How can I convert the binary string $x_bin=\"0001001100101\"
to its numeric value $x_num=613
in Perl?
As usual, there's is also an excellent CPAN module that should be mentioned here: Bit::Vector.
The transformation would look something like this:
use Bit::Vector;
my $v = Bit::Vector->new_Bin( 32, '0001001100101' );
print "hex: ", $v->to_Hex(), "\n";
print "dec: ", $v->to_Dec(), "\n";
The binary strings can be of almost any length and you can do other neat stuff like bit-shifting, etc.

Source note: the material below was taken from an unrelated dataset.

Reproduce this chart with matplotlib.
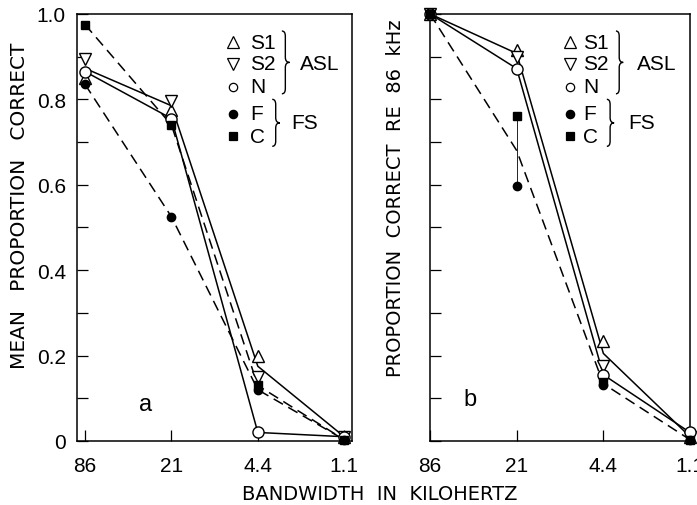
# Recreation of the two-panel bandwidth / proportion-correct figure

import numpy as np
import matplotlib.pyplot as plt
from matplotlib.path import Path
from matplotlib.patches import PathPatch

plt.rcParams['font.family'] = ['Liberation Sans', 'DejaVu Sans']

bandwidths = ["86", "21", "4.4", "1.1"]

# panel a: mean proportion correct
a_s1 = [0.85, 0.775, 0.20, 0.01]
a_s2 = [0.895, 0.795, 0.15, 0.01]
a_n = [0.865, 0.755, 0.02, 0.01]
a_f = [0.835, 0.525, 0.12, 0.003]
a_c = [0.975, 0.74, 0.13, 0.003]

# panel b: proportion correct relative to 86 kHz
b_s1 = [1.0, 0.915, 0.235, 0.01]
b_s2 = [1.0, 0.90, 0.175, 0.01]
b_n = [1.0, 0.872, 0.155, 0.02]
b_f = [1.0, 0.598, 0.13, 0.003]
b_c = [1.0, 0.762, 0.138, 0.003]

x = np.arange(len(bandwidths))
LW = 1.1
DASH = (0, (7, 4))


def draw_markers(ax, s1, s2, n, f, c):
    kw = dict(linestyle="none", markersize=8, markeredgecolor="black",
              markeredgewidth=1.0, zorder=5, clip_on=False)
    ax.plot(x, s1, marker="^", markerfacecolor="white", **kw)
    ax.plot(x, s2, marker="v", markerfacecolor="white", **kw)
    ax.plot(x, n, marker="o", markerfacecolor="white", **kw)
    ax.plot(x, f, marker="o", markerfacecolor="black", markersize=6,
            linestyle="none", color="black", zorder=6, clip_on=False)
    ax.plot(x, c, marker="s", markerfacecolor="black", markersize=6,
            linestyle="none", color="black", zorder=6, clip_on=False)


def brace(ax, x0, y_top, y_bot, w=0.028):
    # right-facing curly brace in axes coordinates
    ym = (y_top + y_bot) / 2
    d = 0.012
    xm = x0 + w * 0.45
    verts = [(x0, y_top), (xm, y_top), (xm, y_top - d),
             (xm, ym + d), (xm, ym), (x0 + w, ym),
             (xm, ym), (xm, ym - d),
             (xm, y_bot + d), (xm, y_bot), (x0, y_bot)]
    codes = [Path.MOVETO, Path.CURVE3, Path.CURVE3,
             Path.LINETO, Path.CURVE3, Path.CURVE3,
             Path.CURVE3, Path.CURVE3,
             Path.LINETO, Path.CURVE3, Path.CURVE3]
    ax.add_patch(PathPatch(Path(verts, codes), transform=ax.transAxes,
                           facecolor="none", edgecolor="black", lw=1.0,
                           clip_on=False))


def draw_key(ax, x_mark, x_text, x_b1, x_t1, x_b2, x_t2):
    rows = [0.934, 0.883, 0.829, 0.766, 0.714]
    marks = [("^", "white", 8), ("v", "white", 8), ("o", "white", 6),
             ("o", "black", 6), ("s", "black", 6)]
    names = ["S1", "S2", "N", "F", "C"]
    for yy, (m, fc, ms), name in zip(rows, marks, names):
        ax.plot([x_mark], [yy], marker=m, markerfacecolor=fc, markeredgecolor="black",
                markersize=ms, markeredgewidth=0.9, transform=ax.transAxes,
                clip_on=False)
        ax.text(x_text, yy, name, transform=ax.transAxes, fontsize=15,
                va="center", ha="left")
    brace(ax, x_b1, 0.96, 0.813)
    ax.text(x_t1, 0.883, "ASL", transform=ax.transAxes, fontsize=15,
            va="center", ha="left")
    brace(ax, x_b2, 0.80, 0.69)
    ax.text(x_t2, 0.745, "FS", transform=ax.transAxes, fontsize=15,
            va="center", ha="left")


def style_axes(ax, show_labels):
    ax.set_ylim(0, 1.0)
    ax.set_xticks(x)
    ax.set_xticklabels(bandwidths)
    ax.set_yticks(np.arange(0, 1.01, 0.2))
    ax.set_yticks(np.arange(0.1, 1.0, 0.2), minor=True)
    if show_labels:
        ax.set_yticklabels(["0", "0.2", "0.4", "0.6", "0.8", "1.0"])
    else:
        ax.set_yticklabels([])
    ax.tick_params(direction="in", length=8, width=0.9, labelsize=15,
                   top=False, right=False, pad=8)
    ax.tick_params(axis="x", pad=11)
    ax.tick_params(which="minor", direction="in", length=8, width=0.9,
                   top=False, right=False)
    for sp in ax.spines.values():
        sp.set_linewidth(1.1)


fig = plt.figure(figsize=(6.97, 5.06), dpi=100)
ax_a = fig.add_axes([0.1105, 0.1265, 0.3945, 0.844])
ax_b = fig.add_axes([0.617, 0.1265, 0.373, 0.844])

# panel a
s_mean_a = (np.array(a_s1) + np.array(a_s2)) / 2
ax_a.plot(x, s_mean_a, color="black", lw=LW)
ax_a.plot(x, a_n, color="black", lw=LW)
ax_a.plot(x, a_f, color="black", lw=LW, linestyle=DASH)
ax_a.plot(x, a_c, color="black", lw=LW, linestyle=DASH)
draw_markers(ax_a, a_s1, a_s2, a_n, a_f, a_c)
ax_a.set_xlim(-0.093, 3.09)
style_axes(ax_a, True)
ax_a.text(0.25, 0.087, "a", transform=ax_a.transAxes, fontsize=17,
          ha="center", va="center")
draw_key(ax_a, 0.567, 0.629, 0.745, 0.81, 0.71, 0.78)

# panel b
s_mean_b = (np.array(b_s1) + np.array(b_s2)) / 2
fs_mean_b = (np.array(b_f) + np.array(b_c)) / 2
ax_b.plot(x, s_mean_b, color="black", lw=LW)
ax_b.plot(x, b_n, color="black", lw=LW)
ax_b.plot(x, fs_mean_b, color="black", lw=LW, linestyle=DASH)
ax_b.plot([x[1], x[1]], [b_f[1], b_c[1]], color="black", lw=0.6)
draw_markers(ax_b, b_s1, b_s2, b_n, b_f, b_c)
ax_b.set_xlim(0, 3)
style_axes(ax_b, False)
ax_b.text(0.154, 0.098, "b", transform=ax_b.transAxes, fontsize=17,
          ha="center", va="center")
draw_key(ax_b, 0.538, 0.588, 0.715, 0.796, 0.68, 0.762)

# axis titles
fig.text(20 / 697, 1 - 206 / 506, "MEAN   PROPORTION   CORRECT", fontsize=14.5,
         family="DejaVu Sans", rotation=90, ha="center", va="center")
fig.text(395 / 697, 1 - 198 / 506, "PROPORTION  CORRECT  RE  86  kHz", fontsize=14,
         family="DejaVu Sans", rotation=90, ha="center", va="center")
fig.text(380 / 697, 1 - 495 / 506, "BANDWIDTH  IN  KILOHERTZ", fontsize=14,
         family="DejaVu Sans", ha="center", va="center")

fig.savefig("out.png", dpi=100)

Actually you can just stick '0b' on the front and it's treated as a binary number.
perl -le 'print 0b101'
5
But this only works for a bareword.
You can use the eval()
method to work around the bare-word restriction:
eval "\$num=0b$str;";
sub bin2dec {
return unpack("N", pack("B32", substr("0" x 32 . shift, -32)));
}
My preferred way is:
$x_num = oct("0b" . $x_bin);
Quoting from man perlfunc
:
oct EXPR oct Interprets EXPR as an octal string and returns the corresponding value. (If EXPR happens to start off with "0x", interprets it as a hex string. If EXPR starts off with "0b", it is interpreted as a binary string. Leading whitespace is ignored in all three cases.)